Mahindra CIE tanks 9 percent after block deal of 6.2 percent equity
Shares of Mahindra CIE Automotive (MCIE) dipped 9 per cent to Rs 357 on the BSE in Monday’s intra-day trade on profit booking after over 6 per cent of the total equity of auto components & equipments changed hands via block deal.
At 09:15 AM; around 23.63 million equity share representing 6.23 per cent of total equity of MCIE changed hands via block deal, the BSE data shows. The names of the buyers and sellers were not ascertained immediately.

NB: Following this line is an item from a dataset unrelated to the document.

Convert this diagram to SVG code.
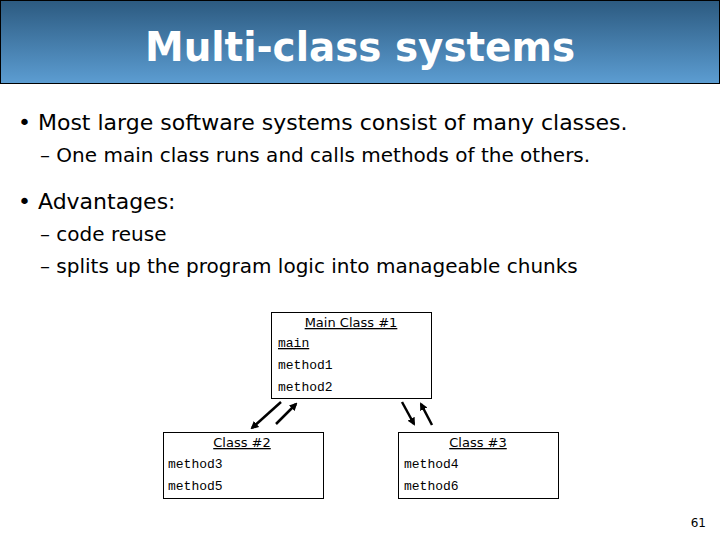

As per media sources, Mahindra & Mahindra (M&M), one of the promoters of MCIE, was looking to sell 4.6 per cent stake in the company via block deal mechanism on stock exchanges on Monday.
Media reports indicated that the floor price for the deal could be around Rs 355/ share (i.e. a discount of 10 per cent to last closing price) with total transaction value pegged at around Rs 620 crore. This follows sale of 2.17 per cent stake by M&M in the company in September 2022 to CIE group at Rs 285/ share.
As on December 31, 2022, M&M held 35.1 million shares or 9.25 per cent stake in MCIE, the shareholding pattern data shows.
At 10:48 AM; MCIE quoted 5 per cent lower at Rs 375.15, as compared to 0.17 per cent rise in the S&P BSE Sensex. Despite of today’s decline, in past three months, the stock has rallied 30 per cent, as against 5 per cent fall in the benchmark index. It had hit a record high of Rs 462 on February 24, 2023.
In past one year, the stock price of MCIE has more-than-doubled or zoomed 110 per cent. In comparison, the Sensex has gained 7 per cent during this period.
Participaciones Internacionales Autometal, DOS S.L (PIA2) or CIE, one of the promoters of MCIE increased stake in the company from 60.76 per cent to 65.71 per cent, for the third consecutive year, in December 2022. The company’s board approved name change of MCIE to CIE Automotive India Limited (CAIL).
Meanwhile, in October-December quarter (Q4CY22), MCIE’s India business outperformed the European business, driven by strong domestic demand, while Europe demand showed signs of improvement, on the back of cost pass through and easing chip shortages. Given the moderation in commodity costs and partial pass-through of energy costs, Motilal Oswal Financial Services expect margins in both geographies to improve from here on.
MCIE’s growth story is on track, driven by its organic initiatives (new products and customers in the India business). This, coupled with cost-cutting measures in both India and the EU, is expected to drive margin expansion going forward. Any significant order wins or growth in the EV portfolio can drive a re-rating on the stock, the brokerage firm said in result update.